Day after day, Jewish paranoia is buttressed and justified: Jews see
themselves in a world of menace in which their existence is always under threat.
In this situation, boycotts, sanctions and divestment are not the way to
persuade individual Israelis to change. To believe that it will do the trick is
to fail to understand use of boycott as a tactic to achieve defined aims.
Applied in this case it will harden Israeli opinion, and make people more
determined to tell the world to go to hell.

I agree with a lot of what you say.

For any proposal to be adopted, it first needs to pass one simple test — will it work? The South African experience would seem to suggest yes, but I believe that's deceptive — boycotts didn't bring down Apartheid; targetted sanctions did. As there's no realistic prospect of the sort of sanctions maintained against SA being applied against Israel, calls for boycotts seem to offer little more than a way of making activists feel good.

Secondly, boycotts are indiscriminate — at a time when the conflict is crying out for moderate Israelis to reverse the extremist tide, it simply doesn't make sense to penalise them for nothing else than being Israeli.
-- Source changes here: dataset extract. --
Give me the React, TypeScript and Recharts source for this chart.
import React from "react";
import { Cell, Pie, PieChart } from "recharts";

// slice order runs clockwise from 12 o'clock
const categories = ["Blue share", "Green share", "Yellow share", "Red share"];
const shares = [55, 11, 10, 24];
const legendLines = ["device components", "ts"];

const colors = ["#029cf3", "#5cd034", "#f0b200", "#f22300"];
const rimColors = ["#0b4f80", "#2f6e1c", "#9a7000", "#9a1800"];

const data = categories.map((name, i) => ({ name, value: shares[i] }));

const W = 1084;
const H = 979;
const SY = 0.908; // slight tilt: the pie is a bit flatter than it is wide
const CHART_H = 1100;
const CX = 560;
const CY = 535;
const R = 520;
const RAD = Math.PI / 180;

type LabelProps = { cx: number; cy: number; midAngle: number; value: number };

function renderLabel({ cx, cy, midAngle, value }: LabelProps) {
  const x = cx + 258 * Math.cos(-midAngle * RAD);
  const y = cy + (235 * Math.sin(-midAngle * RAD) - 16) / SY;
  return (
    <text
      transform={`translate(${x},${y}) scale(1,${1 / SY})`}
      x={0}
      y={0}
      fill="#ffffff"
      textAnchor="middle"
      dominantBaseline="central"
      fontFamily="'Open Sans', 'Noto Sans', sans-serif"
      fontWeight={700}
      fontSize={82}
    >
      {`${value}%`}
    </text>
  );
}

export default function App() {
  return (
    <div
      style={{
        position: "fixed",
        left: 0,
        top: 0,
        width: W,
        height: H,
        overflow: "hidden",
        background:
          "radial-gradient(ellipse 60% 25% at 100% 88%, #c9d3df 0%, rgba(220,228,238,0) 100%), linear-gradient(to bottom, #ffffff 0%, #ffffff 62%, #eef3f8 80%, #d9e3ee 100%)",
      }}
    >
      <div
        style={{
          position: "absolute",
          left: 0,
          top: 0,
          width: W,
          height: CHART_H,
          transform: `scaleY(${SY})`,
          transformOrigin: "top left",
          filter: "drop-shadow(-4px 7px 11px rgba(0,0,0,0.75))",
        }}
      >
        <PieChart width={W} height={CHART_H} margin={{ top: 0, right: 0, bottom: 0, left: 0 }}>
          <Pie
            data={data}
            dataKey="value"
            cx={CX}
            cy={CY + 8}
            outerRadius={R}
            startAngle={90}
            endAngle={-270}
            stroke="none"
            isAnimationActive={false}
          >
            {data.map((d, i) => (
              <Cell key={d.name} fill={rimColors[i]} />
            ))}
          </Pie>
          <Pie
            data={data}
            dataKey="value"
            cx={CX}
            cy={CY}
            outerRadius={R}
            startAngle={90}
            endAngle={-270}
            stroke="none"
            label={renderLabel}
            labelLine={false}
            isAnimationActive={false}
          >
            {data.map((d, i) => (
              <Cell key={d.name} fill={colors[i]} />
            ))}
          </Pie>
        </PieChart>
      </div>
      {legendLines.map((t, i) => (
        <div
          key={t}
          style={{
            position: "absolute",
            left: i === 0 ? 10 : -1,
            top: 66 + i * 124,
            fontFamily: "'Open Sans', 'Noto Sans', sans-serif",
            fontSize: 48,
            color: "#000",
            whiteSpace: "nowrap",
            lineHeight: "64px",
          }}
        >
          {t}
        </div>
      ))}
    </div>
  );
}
I would support sanctions, but only if they were targetted against specific issues — arms sales, the mislabelling of west bank produce, "charitable" support for the settlement program, or settlement building. The problem is not Israel — it's Israel's actions in the occupied territories.
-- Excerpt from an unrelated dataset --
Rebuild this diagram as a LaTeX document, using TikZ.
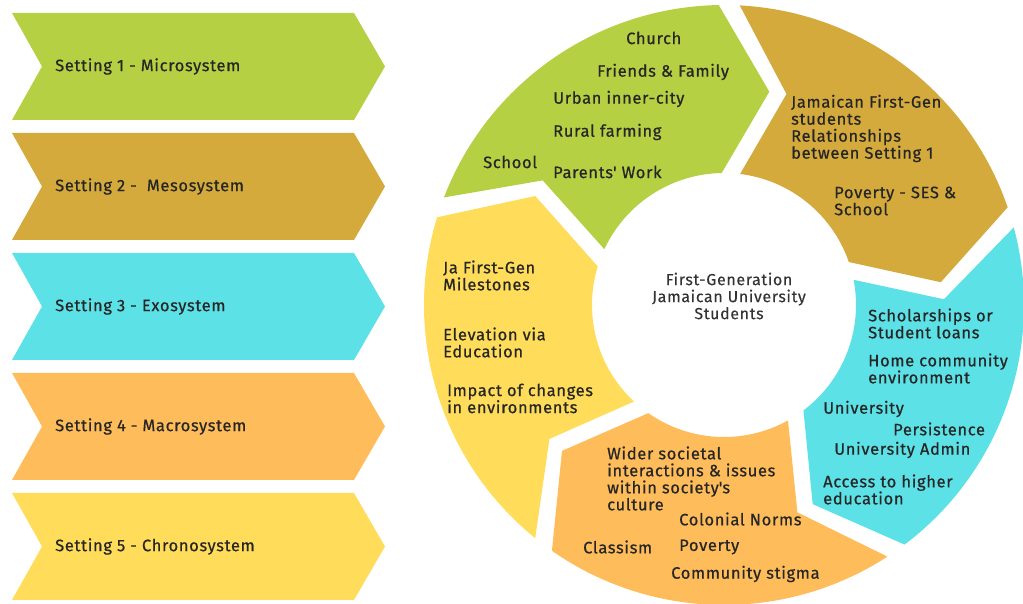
\documentclass[tikz,border=0pt]{standalone}
\usepackage{fontspec}
\setmainfont{Fira Sans}[LetterSpace=4, FakeBold=0.6]
\newfontfamily\hubfont{Fira Sans}[LetterSpace=4, FakeBold=0.2]
\definecolor{microgreen}{RGB}{181,209,67}
\definecolor{mesogold}{RGB}{212,170,60}
\definecolor{exocyan}{RGB}{92,225,230}
\definecolor{macroorange}{RGB}{254,188,90}
\definecolor{chronoyellow}{RGB}{255,220,89}

\begin{document}
\begin{tikzpicture}[x=1pt, y=1pt,
    every node/.style={inner sep=0pt, text=black!85, font=\fontsize{16.5}{17}\selectfont},
    item/.style={anchor=west, align=left}]
    \useasboundingbox (0,0) rectangle (1023,604);

    % settings on the left
    \fill[microgreen]   (12,591) -- ++(342,0) -- ++(31,-53.5) -- ++(-31,-53.5) -- ++(-342,0) -- ++(30,53.5) -- cycle;
    \fill[mesogold]     (12,471) -- ++(342,0) -- ++(31,-53.5) -- ++(-31,-53.5) -- ++(-342,0) -- ++(30,53.5) -- cycle;
    \fill[exocyan]      (12,351) -- ++(342,0) -- ++(31,-53.5) -- ++(-31,-53.5) -- ++(-342,0) -- ++(30,53.5) -- cycle;
    \fill[macroorange]  (12,231) -- ++(342,0) -- ++(31,-53.5) -- ++(-31,-53.5) -- ++(-342,0) -- ++(30,53.5) -- cycle;
    \fill[chronoyellow] (12,111) -- ++(342,0) -- ++(31,-53.5) -- ++(-31,-53.5) -- ++(-342,0) -- ++(30,53.5) -- cycle;

    \node[item] (s1) at (55,537.5) {Setting 1 - Microsystem};
    \node[item] (s2) at (55,417.5) {Setting 2 -\ \ Mesosystem};
    \node[item] (s3) at (55,297.5) {Setting 3 - Exosystem};
    \node[item] (s4) at (55,177.5) {Setting 4 - Macrosystem};
    \node[item] (s5) at (55,57.5)  {Setting 5 - Chronosystem};

    % ring of settings around the students
    \begin{scope}[shift={(724,299)}]
        \fill[microgreen]   (159:300) arc[start angle=159, end angle=91, radius=300] -- (78:218)
            -- (91:132) arc[start angle=91, end angle=155, radius=132] -- (145.5:220) -- cycle;
        \fill[mesogold]     (87:300) arc[start angle=87, end angle=19, radius=300] -- (6:218)
            -- (19:132) arc[start angle=19, end angle=83, radius=132] -- (73.5:220) -- cycle;
        \fill[exocyan]      (15:300) arc[start angle=15, end angle=-53, radius=300] -- (-66:218)
            -- (-53:132) arc[start angle=-53, end angle=11, radius=132] -- (1.5:220) -- cycle;
        \fill[macroorange]  (-57:300) arc[start angle=-57, end angle=-125, radius=300] -- (-138:218)
            -- (-125:132) arc[start angle=-125, end angle=-61, radius=132] -- (-70.5:220) -- cycle;
        \fill[chronoyellow] (-129:300) arc[start angle=-129, end angle=-197, radius=300] -- (-210:218)
            -- (-197:132) arc[start angle=-197, end angle=-133, radius=132] -- (-142.5:220) -- cycle;
    \end{scope}

    \node[align=center, text=black!80, font=\hubfont\fontsize{16}{17}\selectfont] (students) at (729,308)
        {First-Generation\\Jamaican University\\Students};

    % microsystem
    \node[item] (church)  at (626,566) {Church};
    \node[item] (friends) at (597,532) {Friends \& Family};
    \node[item] (urban)   at (553,505) {Urban inner-city};
    \node[item] (rural)   at (553,472) {Rural farming};
    \node[item] (school)  at (483,442) {School};
    \node[item] (parents) at (553,432) {Parents\textquotesingle{} Work};

    % mesosystem
    \node[item] (relations) at (791,475.5) {Jamaican First-Gen\\students\\Relationships\\between Setting 1};
    \node[item] (ses)       at (834,403)   {Poverty - SES \&\\School};

    % exosystem
    \node[item] (loans)       at (868,280.5) {Scholarships or\\Student loans};
    \node[item] (home)        at (868,235.5) {Home community\\environment};
    \node[item] (university)  at (823,195)   {University};
    \node[item] (persistence) at (893,175)   {Persistence};
    \node[item] (admin)       at (834,154)   {University Admin};
    \node[item] (access)      at (823,114.5) {Access to higher\\education};

    % macrosystem
    \node[item] (wider)    at (607,125.5) {Wider societal\\interactions \& issues\\within society\textquotesingle s\\culture};
    \node[item] (colonial) at (679,85) {Colonial Norms};
    \node[item] (classism) at (583,57) {Classism};
    \node[item] (poverty)  at (679,57) {Poverty};
    \node[item] (stigma)   at (671,30) {Community stigma};

    % chronosystem
    \node[item] (milestones) at (443,328.5) {Ja First-Gen\\Milestones};
    \node[item] (elevation)  at (443,261.5) {Elevation via\\Education};
    \node[item] (impact)     at (447,205.5) {Impact of changes\\in environments};
\end{tikzpicture}
\end{document}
Yet there is an alternative. It's old-fashioned: educate and persuade.
Yes, but I don't think it's either/or — carrots and sticks both have their uses. Israel's reaction to any suggestion that Iran should only be educated and persuaded is instructive — they don't believe it works.



There is already a head start: opinion polls consistently show a majority of
Israelis — and Palestinians too — accept a two-state solution as the means to
peace.
[R]eassuring as that is, I'm not convinced that you're comparing apples with apples. I suspect that the Palestinian majority is for an agreement on the green line, with a substantial right of return, and full statehood, while the Israeli majority is for an agreement on the wall, little or no right of return, and something that falls way short of Palestinian statehood.

The devil, as always, is in the detail....


DrJohnZoidberg
24 Aug 09, 1:23pm (about 8 hours ago)
quiller-



How can you persuade against the blind politico
theological arguments:
"GOD PROMISED US THIS LAND". "IT SAYS IN THE TORAH OR BIBLE"

and if you disagree, you are an anti semite, a Jew hater, etc


The various Qur'anic revelations and Prophetic statements concerning the blessed land of Palestine endeared the land to the Companions (Sahabah) of Prophet Muhammad (peace and blessings be upon him) to such an extent that when `Umar ibn Al-Khattab entered the region for the first time he announced that all the lands of Palestine would be part of the Islamic Waqf (endowment) for the Muslim generations to come.

http://209.85.229.132/search?q=cache:QdBdyECj0zoJ:www.islamonline.net/fatwaapplication/english/display.asp%3FhFatwaID%3D74021+waqf+palestine&cd=2&hl=en&ct=clnk&gl=uk

and your point is caller? if it's 'all pixie superstisions are crap', then i'm with ya bro...if not, then it looks like your being selective to suit your own agenda....and i won't make any implication...



afancdogge
24 Aug 09, 7:35pm (about 8 hours ago)

Hello Ragworm

I totally oppose the occupation — biggest mistake Israel ever made. It has become a monster with a mouth at both ends biting everybody.

I am trying to understand what those calling for boycott and sanctions are supporting as a positive outcome. One state — two states — an end to Israeli control of Gaza and WB?

There are so many suggested solutions — on the tail of how many over the past 42 years? — it is now impossible to know who is calling for what. This just opens up more ravines into which the WBankers can fall. It also helps to delay serious negotiations — simply adds more hurdles.

I don't know the answer — in fact there is no one solution simply because we are up against so many entenched attitudes, beliefs and aspiration all round. Pressure from one direction causes a pushing back and increased determination to pursue a destructive agenda.


Both sides lack leadership with any vision or it seems goodwill towards the other. In the meantime people suffer and die.